In my revved-up state, I had a revelation: I was spending way too much time reading. Of course reading is important for writers, not to mention being a source of endless pleasure and taking one’s mind off unpleasant things. But lately reading had turned into a kind of default state for me, sort of the way some people use TV. Reading, even if one is reading Henry James, is essentially a passive activity—when I read, I’m consuming someone else’s output. Now I felt the urge to do more outputting of my own. Wouldn’t I be happier, more satisfied, if I used some of that reading time to draw, doodle, experiment with other mediums, and maybe even play the recorder, which I had abandoned during the pandemic?
Needless to say, revitalizing my creative life would require some preparation. Before putting pencil to paper or recorder to lip, it was imperative that I rearrange my tiny study, a 10′ x 12′ space with a 2′ x 3′ recess in one wall. A couple of weeks ago I wrote here about my intention to get rid of most of my books. As a result, I had emptied an eight-foot bookcase, one of the two that, along with a single bed (a.k.a. the Inspiration Couch), a large writing table, and couple of other small furniture items, made it so that there was barely room to swing a cat.
With one bookcase out of the way, however, an infinite array of possibilities appeared before me. The first thing was to empty the remaining bookcase of all my art supplies. With my spouse’s help I moved it into the recess, where the Inspiration Couch used to be. Then I rearranged my drawing papers, pencils, pens, and assorted paints in what I hoped was a more logical and inviting order. With the bed and the bookcase in their new places and other odds and ends neatly tucked away, there was plenty space for the music stand, music books, and recorder paraphernalia.
All of a sudden the room appeared much brighter, as if someone had turned on a powerful overhead light. I thought this was an illusion brought on by my euphoric state, but in fact it was because the largest wall in the room, which had been hidden behind the two bookcases, was now revealed in its resplendent nakedness.
Meanwhile, Bisou was following me around, looking anxious. What was behind this commotion? Was I going on a trip? Why wasn’t I at the accustomed writing table, so she could lie in peace on the Inspiration Couch? Come to think of it, where was the Inspiration Couch? Was it the same as the single bed now pushed up against the bare white wall? The cat Telemann, who delights in chaos, was in his element, jumping into empty boxes, batting at jars of brushes, chasing dried out rubber bands, running under the Inspiration Couch and lunging out at Bisou, then galloping through the house, yowling at the top of his lungs.

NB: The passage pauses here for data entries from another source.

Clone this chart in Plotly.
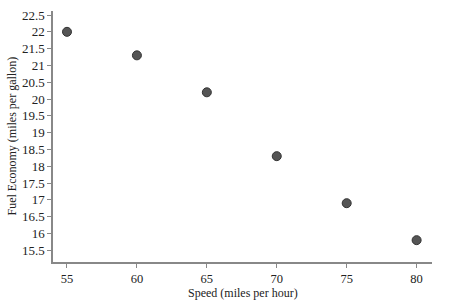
import plotly.graph_objects as go

speed = [55, 60, 65, 70, 75, 80]
economy = [22.0, 21.3, 20.2, 18.3, 16.9, 15.8]
x_ticks = [55, 60, 65, 70, 75, 80]
y_ticks = [15.5, 16, 16.5, 17, 17.5, 18, 18.5, 19, 19.5, 20, 20.5, 21, 21.5, 22, 22.5]
x_title = "Speed (miles per hour)"
y_title = "Fuel Economy (miles per gallon)"

font = dict(family="Liberation Serif, Times New Roman, serif", size=13, color="#222")
xtick_font = dict(family="Liberation Serif, Times New Roman, serif", size=12.5, color="#222")
title_font = dict(family="Liberation Serif, Times New Roman, serif", size=12, color="#222")

fig = go.Figure(go.Scatter(
    x=speed, y=economy, mode="markers",
    marker=dict(size=9, color="#555555", line=dict(color="#333333", width=1)),
))

axis_common = dict(
    showline=True, linecolor="#888888", linewidth=1.5,
    ticks="outside", ticklen=4, tickcolor="#888888", tickwidth=1,
    showgrid=False, zeroline=False,
)

fig.update_layout(
    width=460, height=300,
    margin=dict(l=53, r=28, t=8, b=38),
    paper_bgcolor="white", plot_bgcolor="white",
    showlegend=False,
    font=font,
    xaxis=dict(range=[54.0, 81.1], tickvals=x_ticks, ticktext=[str(v) for v in x_ticks],
               tickfont=xtick_font, **axis_common),
    yaxis=dict(range=[15.15, 22.62], tickvals=y_ticks, ticktext=[f"{v:g}" for v in y_ticks],
               tickfont=font, **axis_common),
    annotations=[
        dict(text=x_title, xref="paper", yref="paper", x=0.5, y=0, yshift=-31,
             showarrow=False, xanchor="center", yanchor="middle", font=title_font),
        dict(text=y_title, xref="paper", yref="paper", x=0, y=0.5, xshift=-42,
             showarrow=False, xanchor="center", yanchor="middle", textangle=-90, font=title_font),
    ],
)

fig.write_html("out.html")
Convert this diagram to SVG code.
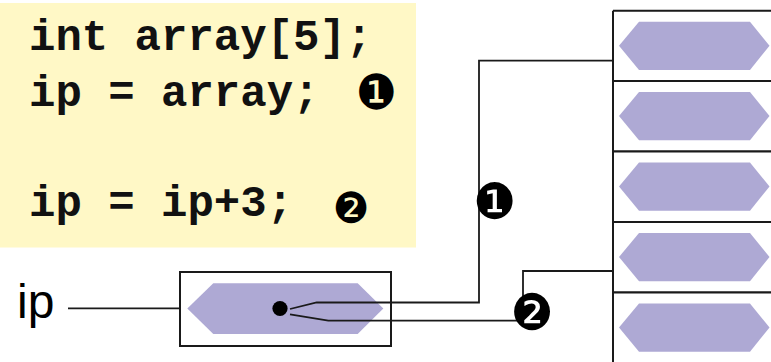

And as I stood in that new bright and orderly space, a shining vision appeared in my mind of the creative life I was about to embark on—drawing and painting, writing and playing music, interspersed with restful, productive naps on the Inspiration Couch in the company of Bisou and Telemann. An existence filled with endless playful energy, where it would always be morning, creative blocks would be unheard of, and no negative thought would ever cloud the benign sun of inspiration.